Individual Stocks: The Research-Intensive Option

The case for: Individual stocks can dramatically outperform index averages. An investor who identified Bajaj Finance at ₹80 in 2010 (now ₹7,000+) achieved returns that no mutual fund could match. Stock investing develops financial literacy, business analysis skills, and a deeper understanding of how economies work.

The case against: stock picking requires significant research time (analyzing financial statements, understanding industry dynamics, monitoring quarterly results). Most individual stock investors underperform the index over 10-year periods — not because they're unintelligent, but because they're competing against institutional investors with more resources, more data, and more time. Emotional biases (holding losers too long, selling winners too early, panic during corrections) systematically erode returns.

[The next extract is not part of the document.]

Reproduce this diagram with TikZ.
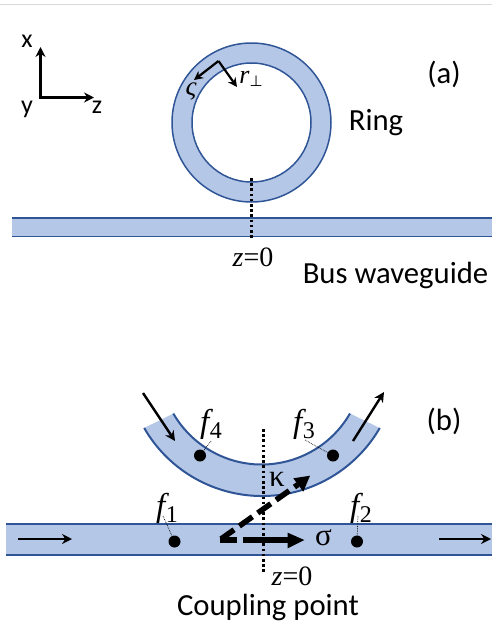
\documentclass[tikz,border=0pt]{standalone}
\usepackage{fontspec}
\setmainfont{Carlito}
\newfontfamily\mathish[Ligatures=TeX]{Liberation Serif}
\newfontfamily\symfont{DejaVu Sans}
\usetikzlibrary{arrows.meta}
\definecolor{wgfill}{HTML}{B4C7E7}
\definecolor{wgline}{HTML}{2F5597}
\newcommand{\fsub}[1]{\fontsize{33}{36}\selectfont\mathish\itshape f\hspace{0.5pt}\raisebox{-6pt}{\upshape\fontsize{24}{24}\selectfont #1}}
\tikzset{
 wgband/.style={fill=wgfill,draw=none},
 wgedge/.style={draw=wgline,line width=1.5pt},
 wgedgeb/.style={draw=wgline,line width=2pt},
 lab/.style={inner sep=0pt,font=\fontsize{30.7}{34}\selectfont},
 axlab/.style={inner sep=0pt,font=\fontsize{26}{30}\selectfont},
 mlab/.style={inner sep=0pt},
 zlab/.style={inner sep=0pt,font=\fontsize{28}{32}\selectfont},
 dotn/.style={circle,fill=black,minimum size=12pt,inner sep=0pt},
 leader/.style={black,line width=0.7pt,densely dotted},
 zline/.style={black,line width=2.4pt,dash pattern=on 2.6pt off 2.6pt},
 arr/.style={black,line width=2.4pt,-{Stealth[length=10pt,width=10pt]}},
 axisarr/.style={black,line width=2.6pt,-{Stealth[length=10pt,width=10pt]}},
 ringarr/.style={black,line width=2.2pt,-{Stealth[length=9pt,width=9pt]}},
}
\begin{document}
\begin{tikzpicture}[x=1pt,y=-1pt]
\useasboundingbox (0,0) rectangle (492,627);
\draw[gray!30,line width=1pt] (0,4.5) -- (492,4.5);
% panel a
\fill[wgfill,even odd rule] (251.5,122.5) circle[radius=79.5] (251.5,122.5) circle[radius=59.5];
\draw[wgedge] (251.5,122.5) circle[radius=79.5];
\draw[wgedge] (251.5,122.5) circle[radius=59.5];
\fill[wgband] (12,218) rectangle (492,236.5);
\draw[wgedge] (12,218) -- (492,218);
\draw[wgedge] (12,236.5) -- (492,236.5);
\coordinate (zat) at (251.5,178);
\node[zlab] (za) at (253,257) {\mathish\itshape z\upshape =0};
\draw[zline] (zat) -- (251.5,240);
\coordinate (orig) at (40.5,97.5);
\node[axlab] (xl) at (27,41) {x};
\node[axlab] (yl) at (27,109) {y};
\node[axlab] (zl) at (97,107) {z};
\coordinate (xt) at (40.5,47);
\coordinate (zt) at (94,97.5);
\draw[axisarr] (orig) -- (xt);
\draw[axisarr,shorten <=-1.3pt] (orig) -- (zt);
\coordinate (ro) at (218.5,61);
\coordinate (rs) at (194,80);
\coordinate (rr) at (237,87);
\draw[ringarr] (ro) -- (rs);
\draw[ringarr] (ro) -- (rr);
\node[inner sep=0pt,font=\fontsize{27}{30}\selectfont\mathish\itshape] (vs) at (191,91) {ς};
\node[inner sep=0pt,font=\fontsize{26}{30}\selectfont\mathish\itshape] (rp) at (251,79) {r\raisebox{-3pt}{\fontsize{15}{15}\selectfont\symfont ⊥}};
\node[lab] (ring) at (376,123) {Ring};
\node[lab] (pa) at (444,74) {(a)};
\node[lab] (bus) at (395.5,275) {Bus waveguide};
% panel b
\fill[wgband] (144.2,428) arc[start angle=150,end angle=30,radius=136] -- (350,413.5) arc[start angle=30,end angle=150,radius=102] -- cycle;
\draw[wgedgeb] (144.2,428) arc[start angle=150,end angle=30,radius=136];
\draw[wgedgeb] (350,413.5) arc[start angle=30,end angle=150,radius=102];
\fill[wgband] (6,524) rectangle (492,555);
\draw[wgedgeb] (6,524) -- (492,524);
\draw[wgedgeb] (6,555) -- (492,555);
\draw[zline] (263.5,429) -- (263.5,573);
\node[dotn] (d4) at (200,455.5) {};
\node[dotn] (d3) at (333,455.5) {};
\node[dotn] (d1) at (174.5,541.5) {};
\node[dotn] (d2) at (357,541.5) {};
\node[mlab] (f4) at (211,424) {\fsub{4}};
\node[mlab] (f3) at (304,424) {\fsub{3}};
\node[mlab] (f1) at (167,508) {\fsub{1}};
\node[mlab] (f2) at (361,508) {\fsub{2}};
\draw[leader] (211,441) -- (d4);
\draw[leader] (305,440) -- (d3);
\draw[leader] (163,516) -- (d1);
\draw[leader] (358,516) -- (d2);
\coordinate (a1s) at (143,393); \coordinate (a1e) at (175,441);
\coordinate (a2s) at (353,441); \coordinate (a2e) at (384,392);
\coordinate (a3s) at (18,539); \coordinate (a3e) at (72,539);
\coordinate (a4s) at (439,539); \coordinate (a4e) at (491,539);
\draw[arr] (a1s) -- (a1e);
\draw[arr] (a2s) -- (a2e);
\draw[arr] (a3s) -- (a3e);
\draw[arr] (a4s) -- (a4e);
\coordinate (c0) at (221,539);
\coordinate (k1) at (298,484.5);
\coordinate (s0) at (220,540);
\coordinate (s1) at (288,540);
\draw[black,line width=5.5pt,dash pattern=on 16pt off 6.5pt] (c0) -- (k1);
\fill[black] (310,475.7) -- (293.3,478.3) -- (303.3,491.7) -- cycle;
\draw[black,line width=5.5pt,dash pattern=on 17pt off 6pt on 45pt off 0pt] (s0) -- (s1);
\fill[black] (304.3,540) -- (287.7,532.7) -- (287.7,548.3) -- cycle;
\node[inner sep=0pt,font=\fontsize{31}{34}\selectfont\mathish] (ka) at (277,479) {κ};
\node[inner sep=0pt,font=\fontsize{31}{34}\selectfont\mathish] (si) at (323.5,538) {σ};
\node[zlab] (zb) at (292,576) {\mathish\itshape z\upshape =0};
\node[lab] (cp) at (268,607) {Coupling point};
\node[lab] (pb) at (444,421) {(b)};
\end{tikzpicture}
\end{document}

Realistic allocation: 0-20% of total portfolio, only if you genuinely enjoy financial analysis and commit to ongoing research. If stock research feels like a chore, you'll make worse decisions than an index fund — guaranteed. Better to allocate the research time to your side business and the money to index funds.

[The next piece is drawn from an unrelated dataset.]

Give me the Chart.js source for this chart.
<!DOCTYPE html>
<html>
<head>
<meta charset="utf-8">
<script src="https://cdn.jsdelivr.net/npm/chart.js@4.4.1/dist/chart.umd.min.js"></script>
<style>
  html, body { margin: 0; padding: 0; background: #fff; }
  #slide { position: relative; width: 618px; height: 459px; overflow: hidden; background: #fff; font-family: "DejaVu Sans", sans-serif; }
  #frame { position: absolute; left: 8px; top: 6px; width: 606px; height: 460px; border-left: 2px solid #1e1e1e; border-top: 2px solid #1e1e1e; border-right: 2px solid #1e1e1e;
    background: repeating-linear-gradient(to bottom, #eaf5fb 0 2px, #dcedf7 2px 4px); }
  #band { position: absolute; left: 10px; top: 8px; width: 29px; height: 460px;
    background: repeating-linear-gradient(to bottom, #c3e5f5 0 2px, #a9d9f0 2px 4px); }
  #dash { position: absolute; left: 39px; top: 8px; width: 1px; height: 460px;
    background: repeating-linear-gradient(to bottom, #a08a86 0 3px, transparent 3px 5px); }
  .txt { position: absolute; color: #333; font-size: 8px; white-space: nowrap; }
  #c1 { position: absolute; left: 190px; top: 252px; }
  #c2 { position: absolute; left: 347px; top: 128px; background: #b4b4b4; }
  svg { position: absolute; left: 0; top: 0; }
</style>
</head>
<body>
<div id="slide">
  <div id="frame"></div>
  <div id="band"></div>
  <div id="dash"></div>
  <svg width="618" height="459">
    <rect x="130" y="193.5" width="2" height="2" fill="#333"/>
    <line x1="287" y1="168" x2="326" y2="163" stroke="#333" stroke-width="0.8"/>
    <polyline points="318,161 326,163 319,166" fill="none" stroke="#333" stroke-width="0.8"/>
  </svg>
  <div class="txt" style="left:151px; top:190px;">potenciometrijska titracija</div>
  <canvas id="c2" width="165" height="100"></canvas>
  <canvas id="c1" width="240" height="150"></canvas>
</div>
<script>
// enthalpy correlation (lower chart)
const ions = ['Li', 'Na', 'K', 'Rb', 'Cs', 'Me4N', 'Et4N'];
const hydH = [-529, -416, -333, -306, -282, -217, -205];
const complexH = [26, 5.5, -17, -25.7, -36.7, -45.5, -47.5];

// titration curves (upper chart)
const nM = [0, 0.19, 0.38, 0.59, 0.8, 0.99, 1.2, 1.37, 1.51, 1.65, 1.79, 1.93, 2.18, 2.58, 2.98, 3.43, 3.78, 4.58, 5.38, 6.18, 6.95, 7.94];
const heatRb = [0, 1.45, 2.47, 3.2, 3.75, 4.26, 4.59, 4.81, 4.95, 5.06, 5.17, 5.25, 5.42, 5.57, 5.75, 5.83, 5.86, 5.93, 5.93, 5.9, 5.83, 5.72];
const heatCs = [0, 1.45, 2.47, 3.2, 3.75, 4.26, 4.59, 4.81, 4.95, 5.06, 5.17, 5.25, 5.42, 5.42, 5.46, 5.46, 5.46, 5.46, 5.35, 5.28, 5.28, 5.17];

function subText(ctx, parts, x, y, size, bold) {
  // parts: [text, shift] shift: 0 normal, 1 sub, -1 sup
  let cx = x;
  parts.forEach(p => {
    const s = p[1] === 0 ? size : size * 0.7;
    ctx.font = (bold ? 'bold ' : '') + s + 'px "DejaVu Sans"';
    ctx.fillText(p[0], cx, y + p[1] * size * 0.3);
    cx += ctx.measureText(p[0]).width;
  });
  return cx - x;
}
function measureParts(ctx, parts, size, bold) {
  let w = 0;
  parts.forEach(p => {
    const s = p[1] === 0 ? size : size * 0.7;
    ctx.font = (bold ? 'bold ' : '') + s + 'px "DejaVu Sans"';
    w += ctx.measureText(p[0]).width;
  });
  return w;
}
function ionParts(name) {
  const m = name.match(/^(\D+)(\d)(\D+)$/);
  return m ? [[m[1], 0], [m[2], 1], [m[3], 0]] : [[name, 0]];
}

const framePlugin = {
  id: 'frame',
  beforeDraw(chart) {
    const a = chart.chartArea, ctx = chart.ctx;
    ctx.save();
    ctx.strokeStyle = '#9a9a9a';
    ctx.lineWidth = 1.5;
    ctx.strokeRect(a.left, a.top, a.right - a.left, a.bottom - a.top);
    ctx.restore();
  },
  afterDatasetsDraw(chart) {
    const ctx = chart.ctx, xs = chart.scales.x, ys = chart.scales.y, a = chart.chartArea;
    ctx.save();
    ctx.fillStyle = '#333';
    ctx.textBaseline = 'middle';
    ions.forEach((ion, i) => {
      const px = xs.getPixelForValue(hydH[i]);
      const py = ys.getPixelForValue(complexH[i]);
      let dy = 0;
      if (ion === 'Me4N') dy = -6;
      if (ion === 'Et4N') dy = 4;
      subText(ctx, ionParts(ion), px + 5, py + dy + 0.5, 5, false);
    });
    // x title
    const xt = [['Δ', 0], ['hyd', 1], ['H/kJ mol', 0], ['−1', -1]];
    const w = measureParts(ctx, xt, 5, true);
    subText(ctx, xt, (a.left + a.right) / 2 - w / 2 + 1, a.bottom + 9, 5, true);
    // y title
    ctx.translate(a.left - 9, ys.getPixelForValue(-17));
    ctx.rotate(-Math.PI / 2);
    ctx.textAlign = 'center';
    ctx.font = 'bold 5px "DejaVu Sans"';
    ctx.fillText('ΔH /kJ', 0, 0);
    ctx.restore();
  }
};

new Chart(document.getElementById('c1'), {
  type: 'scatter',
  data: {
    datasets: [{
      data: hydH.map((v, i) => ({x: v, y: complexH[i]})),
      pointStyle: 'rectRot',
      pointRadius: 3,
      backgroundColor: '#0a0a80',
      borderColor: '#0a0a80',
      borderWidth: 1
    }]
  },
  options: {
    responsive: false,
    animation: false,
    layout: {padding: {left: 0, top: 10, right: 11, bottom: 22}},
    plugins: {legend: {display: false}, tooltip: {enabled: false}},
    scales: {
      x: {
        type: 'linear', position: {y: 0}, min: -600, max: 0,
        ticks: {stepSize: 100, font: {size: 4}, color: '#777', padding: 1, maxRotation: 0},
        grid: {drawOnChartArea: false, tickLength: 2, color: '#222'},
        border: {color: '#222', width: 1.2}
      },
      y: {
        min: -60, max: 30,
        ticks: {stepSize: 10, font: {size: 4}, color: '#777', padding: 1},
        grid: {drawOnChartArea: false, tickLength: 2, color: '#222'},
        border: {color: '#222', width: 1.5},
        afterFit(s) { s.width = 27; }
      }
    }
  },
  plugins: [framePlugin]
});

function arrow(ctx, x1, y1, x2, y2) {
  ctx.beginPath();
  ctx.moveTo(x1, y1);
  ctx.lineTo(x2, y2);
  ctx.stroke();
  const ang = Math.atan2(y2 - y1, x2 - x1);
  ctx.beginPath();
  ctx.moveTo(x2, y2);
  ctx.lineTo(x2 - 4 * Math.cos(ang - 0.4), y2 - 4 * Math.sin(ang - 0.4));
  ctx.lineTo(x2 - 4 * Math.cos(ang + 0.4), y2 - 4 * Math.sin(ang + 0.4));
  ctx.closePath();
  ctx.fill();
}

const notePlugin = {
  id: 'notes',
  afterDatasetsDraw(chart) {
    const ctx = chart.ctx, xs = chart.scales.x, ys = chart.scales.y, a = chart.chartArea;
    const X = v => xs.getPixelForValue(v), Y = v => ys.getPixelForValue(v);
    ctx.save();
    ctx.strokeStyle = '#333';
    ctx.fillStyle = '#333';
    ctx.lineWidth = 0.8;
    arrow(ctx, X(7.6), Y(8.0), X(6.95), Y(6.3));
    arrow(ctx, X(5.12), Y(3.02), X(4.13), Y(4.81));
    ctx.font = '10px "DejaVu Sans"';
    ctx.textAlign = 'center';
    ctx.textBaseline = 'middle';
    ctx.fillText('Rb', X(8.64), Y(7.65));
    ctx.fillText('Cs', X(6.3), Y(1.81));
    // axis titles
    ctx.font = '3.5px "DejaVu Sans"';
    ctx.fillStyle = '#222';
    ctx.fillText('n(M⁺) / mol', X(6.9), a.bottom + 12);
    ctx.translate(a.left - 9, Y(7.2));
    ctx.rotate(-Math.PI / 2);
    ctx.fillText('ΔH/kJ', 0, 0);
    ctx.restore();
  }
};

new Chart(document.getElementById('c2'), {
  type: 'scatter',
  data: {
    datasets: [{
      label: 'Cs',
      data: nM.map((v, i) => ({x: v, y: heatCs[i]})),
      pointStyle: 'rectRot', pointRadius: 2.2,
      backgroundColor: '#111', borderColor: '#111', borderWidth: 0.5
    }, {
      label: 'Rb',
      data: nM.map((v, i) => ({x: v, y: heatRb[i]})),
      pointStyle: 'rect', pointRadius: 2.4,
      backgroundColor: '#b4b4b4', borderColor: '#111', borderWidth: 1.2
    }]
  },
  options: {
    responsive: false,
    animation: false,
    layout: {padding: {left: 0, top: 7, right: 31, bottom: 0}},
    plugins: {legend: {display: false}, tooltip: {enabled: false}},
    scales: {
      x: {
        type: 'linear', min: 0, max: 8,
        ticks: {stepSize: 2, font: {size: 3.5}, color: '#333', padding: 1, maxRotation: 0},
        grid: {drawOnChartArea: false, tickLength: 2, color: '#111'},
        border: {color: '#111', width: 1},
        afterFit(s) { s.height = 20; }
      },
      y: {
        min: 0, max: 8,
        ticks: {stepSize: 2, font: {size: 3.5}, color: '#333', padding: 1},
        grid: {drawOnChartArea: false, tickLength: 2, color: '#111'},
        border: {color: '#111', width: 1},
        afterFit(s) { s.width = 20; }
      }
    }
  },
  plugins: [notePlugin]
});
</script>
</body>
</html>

Mutual Funds (Index Funds): The Default Winner

The case for: Index funds have outperformed 80-90% of actively managed mutual funds over 10-year periods (SPIVA India Scorecard data). They charge minimal fees (0.1-0.2% vs. 1-2% for active funds). They require zero research time and zero emotional management. They provide instant diversification across 50-500 companies. And they're tax-efficient (equity mutual funds held over 1 year are taxed at 10% on gains above ₹1 lakh — lower than the 30% slab rate on short-term gains).

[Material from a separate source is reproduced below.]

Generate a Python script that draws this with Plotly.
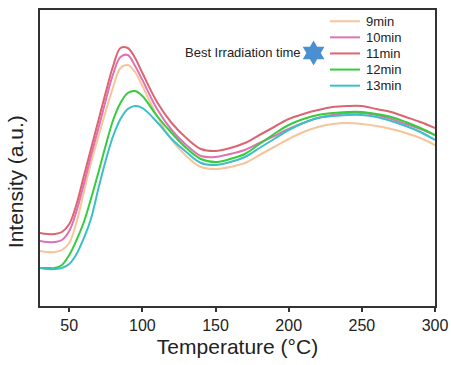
import plotly.graph_objects as go

# Temperature grid (°C)
temperature = [30, 35, 40, 45, 50, 55, 60, 65, 70, 75, 80, 85, 90, 95, 100,
               110, 120, 130, 140, 150, 160, 170, 180, 190, 200, 210, 220,
               230, 240, 250, 260, 270, 280, 290, 300]

# Intensity (a.u.) per irradiation time
i_9min = [55, 54, 54, 56, 63, 84, 114, 144, 170, 195, 219, 238, 241, 234, 220,
          190, 166, 150, 139, 137, 139, 143, 151, 159, 167, 174, 179,
          182, 183, 182, 180, 177, 173, 168, 161]
i_10min = [65, 64, 64, 66, 75, 95, 122, 151, 178, 206, 232, 249, 251, 240, 226,
           197, 176, 161, 150, 149, 152, 156, 163, 170, 177, 183, 188,
           191, 193, 193, 191, 187, 182, 177, 171]
i_11min = [73, 72, 72, 74, 82, 102, 130, 158, 186, 214, 240, 258, 258, 248, 233,
           204, 183, 168, 157, 155, 158, 163, 171, 179, 187, 192, 196,
           199, 200, 200, 197, 194, 189, 184, 178]
i_12min = [38, 38, 38, 41, 51, 66, 84, 108, 134, 161, 186, 203, 213, 215, 210,
           190, 173, 158, 147, 144, 147, 152, 162, 172, 181, 187, 191,
           193, 194, 194, 192, 189, 184, 178, 171]
i_13min = [38, 37, 37, 38, 42, 52, 68, 88, 118, 146, 170, 187, 197, 200, 198,
           184, 167, 154, 143, 141, 144, 149, 158, 167, 176, 183, 188,
           190, 191, 191, 189, 185, 180, 174, 166]

series_names = ["9min", "10min", "11min", "12min", "13min"]
series_values = [i_9min, i_10min, i_11min, i_12min, i_13min]
series_colors = ["#F7C49C", "#DE72B2", "#DB6570", "#35CC3D", "#3CBFC6"]

x_ticks = [50, 100, 150, 200, 250, 300]

# Star marker location (best irradiation time) in data units
best_T = [217]
best_I = [253]

FONT = "Liberation Sans, Arial, sans-serif"

fig = go.Figure()
for name, vals, col in zip(series_names, series_values, series_colors):
    fig.add_trace(go.Scatter(x=temperature, y=vals, mode="lines", name=name,
                             line=dict(color=col, width=2, shape="spline", smoothing=1.0),
                             showlegend=False))

fig.add_trace(go.Scatter(x=best_T, y=best_I, mode="markers", showlegend=False,
                         marker=dict(symbol="hexagram", size=19, color="#4A8FD2",
                                     line=dict(width=0))))

# Manual legend (paper coordinates)
shapes = []
annotations = []
x0, x1, xt = 0.734, 0.810, 0.820
ytop, step = 0.962, 0.0544
for k, (name, col) in enumerate(zip(series_names, series_colors)):
    yy = ytop - k * step
    shapes.append(dict(type="line", xref="paper", yref="paper", x0=x0, x1=x1,
                       y0=yy, y1=yy, line=dict(color=col, width=2)))
    annotations.append(dict(xref="paper", yref="paper", x=xt, y=yy, text=name,
                            showarrow=False, xanchor="left", yanchor="middle",
                            font=dict(family=FONT, size=13, color="#222")))

annotations.append(dict(xref="paper", yref="paper", x=0.665, y=0.856,
                        text="Best Irradiation time", showarrow=False,
                        xanchor="right", yanchor="middle",
                        font=dict(family=FONT, size=13, color="#222")))
annotations.append(dict(xref="paper", yref="paper", x=-0.062, y=0.42,
                        text="Intensity (a.u.)", showarrow=False, textangle=-90,
                        xanchor="center", yanchor="middle",
                        font=dict(family=FONT, size=21, color="#222")))

fig.update_layout(
    width=451, height=365,
    margin=dict(l=40, r=16, t=10, b=59, autoexpand=False),
    paper_bgcolor="white", plot_bgcolor="white",
    shapes=shapes, annotations=annotations,
    xaxis=dict(range=[30, 300], tickvals=x_ticks, ticks="outside", ticklen=4,
               tickwidth=1.5, tickcolor="#333", showline=True, linecolor="#333",
               linewidth=1.5, mirror=True, showgrid=False, zeroline=False,
               automargin=False,
               tickfont=dict(family=FONT, size=16, color="#222"),
               title=dict(text="Temperature (°C)", standoff=6,
                          font=dict(family=FONT, size=21, color="#222"))),
    yaxis=dict(range=[0, 296], showticklabels=False, ticks="", showline=True,
               linecolor="#333", linewidth=1.5, mirror=True, showgrid=False,
               zeroline=False, automargin=False),
)

fig.write_html("out.html")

The case against: Index funds will never outperform the market. They're "boring" — no 10x returns, no exciting stock picks, no cocktail-party stories. And during prolonged bear markets, they decline with the market (no active manager trying to reduce losses).

Realistic allocation: 60-80% of total equity portfolio. This is your core wealth-building engine — the allocation that you can set, automate, and ignore for decades while compounding works its magic.

The Developer's Optimal Framework

Core (70-80%): Index fund SIPs (Nifty 50, Nifty Next 50). Set it, forget it, increase with salary. Satellite (15-25%): Individual stocks you've researched thoroughly, or actively managed mutual funds in specific themes (small cap, sectoral, international). Speculative (0-5%): Crypto, IPO applications, options trading. Money you're comfortable losing entirely.

The ratio should shift based on your risk tolerance: if a 30% portfolio decline would cause you to panic and sell everything, reduce equity exposure and increase debt. If you can watch your portfolio drop 30% without changing your SIP (or ideally increasing it), your current allocation is appropriate.

The most important investment decision isn't where to invest — it's whether to invest at all. A developer who invests ₹15,000/month in a savings account (3.5% return) has ₹21.6 lakhs after 10 years. The same ₹15,000/month in a Nifty 50 index fund (12% return) has ₹34.9 lakhs. The difference — ₹13.3 lakhs — is the cost of not investing. That's not a finance calculation. It's a regret calculation. Start investing today. Optimize the allocation later.